Bobby Womack
Bobby Womack
Glasgow Royal Concert Hall
CONVENTIONAL wisdom has it that Monday nights are not good promoting nights. Well, they are if you bring over a legend and he lays on a funky soul party that turns Monday into a Saturday.
Bobby Womack may not be as strong as he once was. But this is not the place to list his ailments or dwell on his troubles because - save for the attentions of his valet and the occasional need for a chair - he put all that aside and presented a classic soul revue. The man has history and hits, and he covered quite a lot of both, recalling Sam Cooke producing Looking For Love for his brothers, the Valentinos, and joking that he's still waiting for a royalties cheque from a certain English rock'n'roll band for It's All Over Now.
If his ageing voice is cracked and not always clear, he more than compensates with the quality of his supertight band, which includes Sly Stone's marvellous bassist Rustee Allen and soul-preaching alto saxophonist Chazzy Green, and a trio of backing singers who could probably put on a decent show by themselves, not least the mighty Altrinna Grayson.

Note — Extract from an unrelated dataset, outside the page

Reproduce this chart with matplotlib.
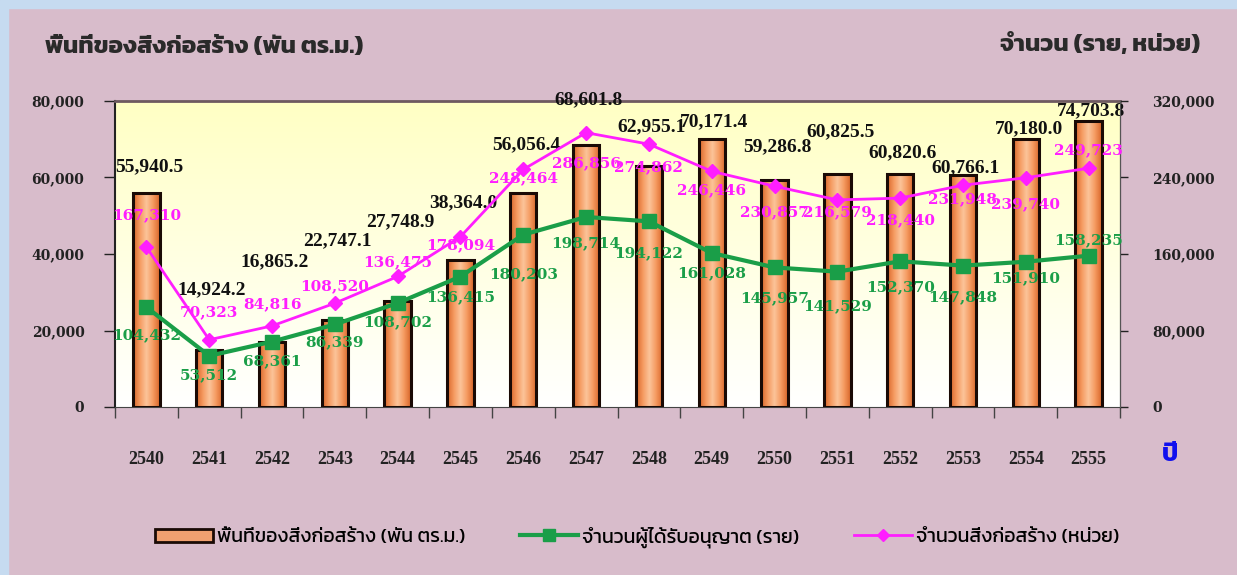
import numpy as np
import matplotlib
matplotlib.use("Agg")
import matplotlib.pyplot as plt
from matplotlib import font_manager
from matplotlib.ft2font import FT2Font
from matplotlib.patches import Rectangle, Patch
from matplotlib.lines import Line2D
from matplotlib.ticker import FuncFormatter, MultipleLocator

years = ["2540", "2541", "2542", "2543", "2544", "2545", "2546", "2547",
         "2548", "2549", "2550", "2551", "2552", "2553", "2554", "2555"]
area = [55940.5, 14924.2, 16865.2, 22747.1, 27748.9, 38364.0, 56056.4, 68601.8,
        62955.1, 70171.4, 59286.8, 60825.5, 60820.6, 60766.1, 70180.0, 74703.8]
permits = [104432, 53512, 68361, 86339, 108702, 136415, 180203, 198714,
           194122, 161028, 145957, 141529, 152370, 147848, 151910, 158235]
buildings = [167310, 70323, 84816, 108520, 136475, 178094, 248464, 286856,
             274862, 246446, 230857, 216579, 218440, 231948, 239740, 249723]

area_label = "พื้นที่ของสิ่งก่อสร้าง (พัน ตร.ม.)"
permit_label = "จำนวนผู้ได้รับอนุญาต (ราย)"
build_label = "จำนวนสิ่งก่อสร้าง (หน่วย)"

# label offsets in pixels (negative = above the mark)
area_dy = [-26, -60, -81, -79, -79, -58, -48, -45, -39, -17, -33, -43, -22, -7, -10, -11]
permit_dy = [28, 19, 20, 18, 19, 21, 40, 26, 32, 20, 31, 35, 26, 32, 16, -16]
build_dy = [-32, -28, -22, -17, -14, 8, 9, 30, 23, 19, 26, 12, 22, 14, 26, -18]


# pick a font with Thai glyphs whose tone marks don't advance the pen
def find_thai_font():
    best = None
    for path in font_manager.findSystemFonts():
        try:
            f = FT2Font(path)
            cmap = f.get_charmap()
        except Exception:
            continue
        if 0x0E01 not in cmap or 0x0E49 not in cmap:
            continue
        try:
            adv = f.load_char(0x0E49).linearHoriAdvance
        except Exception:
            adv = 1e9
        name = font_manager.FontProperties(fname=path).get_name()
        score = (adv != 0, "Mono" in name, "Bold" in path, adv)
        if best is None or score < best[0]:
            best = (score, name)
    return best[1] if best else None

thai = find_thai_font()
thai_fam = [thai, "DejaVu Sans"] if thai else ["DejaVu Sans"]
serif = ["Liberation Serif", "DejaVu Serif"]
wide_serif = ["DejaVu Serif"]

bg = "#d8bccb"
fig = plt.figure(figsize=(12.37, 5.75), dpi=100, facecolor=bg)
# blue strips on the left / top edge
fig.patches.append(Rectangle((0, 0), 8 / 1237, 1, transform=fig.transFigure, color="#c6dbf0", zorder=0))
fig.patches.append(Rectangle((0, 1 - 8 / 575), 1, 8 / 575, transform=fig.transFigure, color="#c6dbf0", zorder=0))

ax = fig.add_axes([115 / 1237, 1 - 407 / 575, 1005 / 1237, 306 / 575])
ax2 = ax.twinx()
ax.set_zorder(ax2.get_zorder() - 1)
ax.patch.set_visible(False)

x = np.arange(len(years))
ax.set_xlim(-0.5, len(years) - 0.5)
ax.set_ylim(0, 80000)
ax2.set_ylim(0, 320000)

# plot area gradient (pale yellow -> white)
grad = np.linspace(0, 1, 256).reshape(-1, 1)
cm_bg = matplotlib.colors.LinearSegmentedColormap.from_list("bgc", ["#ffffff", "#ffffc4"])
ax.imshow(grad, aspect="auto", cmap=cm_bg, extent=[-0.5, len(years) - 0.5, 0, 80000],
          origin="lower", zorder=0)

bars = ax.bar(x, area, width=0.42, color="#f0a070", edgecolor="#1a0a05", linewidth=2, zorder=2)
cm_bar = matplotlib.colors.LinearSegmentedColormap.from_list(
    "barc", ["#d8662a", "#f59a60", "#fcc49a", "#f59a60", "#d8662a"])
hgrad = np.linspace(0, 1, 64).reshape(1, -1)
for b in bars:
    im = ax.imshow(hgrad, aspect="auto", cmap=cm_bar,
                   extent=[b.get_x(), b.get_x() + b.get_width(), 0, b.get_height()], zorder=2.5)
    im.set_clip_path(b)
    ax.add_patch(Rectangle((b.get_x(), 0), b.get_width(), b.get_height(), fill=False,
                           edgecolor="#1a0a05", linewidth=2.2, zorder=3))

px = 0.72  # points per pixel at dpi 100
for xi, v, dy in zip(x, area, area_dy):
    ax.annotate(f"{v:,.1f}", (xi, v), xytext=(2, -dy * px), textcoords="offset points",
                ha="center", va="center", fontsize=14, fontweight="bold",
                family=serif, color="#111111", zorder=6)

green = "#1a9e48"
magenta = "#ff1eff"
ax2.plot(x, permits, color=green, lw=3, marker="s", ms=10, zorder=4)
ax2.plot(x, buildings, color=magenta, lw=2, marker="D", ms=7, zorder=4)

for xi, v, dy in zip(x, permits, permit_dy):
    ax2.annotate(f"{v:,}", (xi, v), xytext=(0, -dy * px), textcoords="offset points",
                 ha="center", va="center", fontsize=11, fontweight="bold",
                 family=wide_serif, color=green, zorder=6)
for xi, v, dy in zip(x, buildings, build_dy):
    ax2.annotate(f"{v:,}", (xi, v), xytext=(0, -dy * px), textcoords="offset points",
                 ha="center", va="center", fontsize=11, fontweight="bold",
                 family=wide_serif, color=magenta, zorder=6)

# axes styling
ax.spines["top"].set_visible(False)
ax2.spines["top"].set_visible(False)
ax.spines["left"].set_color("#222222")
ax.spines["left"].set_linewidth(1.5)
ax.spines["bottom"].set_color("#444444")
ax2.spines["right"].set_color("#555555")
ax2.spines["left"].set_visible(False)
ax2.spines["bottom"].set_visible(False)
ax.plot([0, 1], [1, 1], transform=ax.transAxes, color="#6e5a60", lw=2, clip_on=False, zorder=5)

fmt = FuncFormatter(lambda v, p: f"{v:,.0f}")
ax.yaxis.set_major_locator(MultipleLocator(20000))
ax.yaxis.set_major_formatter(fmt)
ax2.yaxis.set_major_locator(MultipleLocator(80000))
ax2.yaxis.set_major_formatter(fmt)
ax.tick_params(axis="y", length=8, width=1, pad=14, labelsize=10, colors="#222222")
ax2.tick_params(axis="y", length=6, width=1, pad=17, labelsize=10, colors="#222222")
for lab in ax.get_yticklabels() + ax2.get_yticklabels():
    lab.set_family(wide_serif)
    lab.set_fontweight("bold")

ax.set_xticks(np.arange(len(years) + 1) - 0.5, minor=True)
ax.set_xticks(x)
ax.set_xticklabels(years, family=serif, fontweight="bold", fontsize=13)
ax.tick_params(axis="x", which="major", length=0, pad=32, colors="#222222")
ax.tick_params(axis="x", which="minor", length=8, width=1, color="#444444")

fig.text(45 / 1237, 1 - 47 / 575, area_label, family=thai_fam, fontsize=17.5,
         fontweight="bold", color="#2a2a2a", va="center", ha="left")
fig.text(1200 / 1237, 1 - 45 / 575, "จำนวน (ราย, หน่วย)", family=thai_fam, fontsize=17.5,
         fontweight="bold", color="#2a2a2a", va="center", ha="right")
fig.text(1170 / 1237, 1 - 455 / 575, "ปี", family=thai_fam, fontsize=18,
         fontweight="bold", color="#1010ee", va="center", ha="center")

handles = [
    Patch(facecolor="#f0a070", edgecolor="#1a0a05", linewidth=2),
    Line2D([], [], color=green, lw=3, marker="s", ms=8),
    Line2D([], [], color=magenta, lw=2, marker="D", ms=6),
]
fig.legend(handles, [area_label, permit_label, build_label], loc="center",
           bbox_to_anchor=(637 / 1237, 1 - 537 / 575), ncol=3, frameon=False,
           prop=font_manager.FontProperties(family=thai_fam, size=14),
           handlelength=3.0, columnspacing=2.8, handletextpad=0.2)

fig.savefig("out.png", dpi=100, facecolor=bg)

Fellow soul legends hovered in the background as Womack, resplendent in cerise leather, led a sidebar into Marvin Gaye's What's Going On and summoned up a stoic reading of Cooke's A Change Is Gonna Come, and in time-honoured soul revue style he gave almost everyone a chance to express themselves within tight, concise margins. Then he upped and left, looking frail but with a celebratory I Can Understand It fuelling us up for the journey home.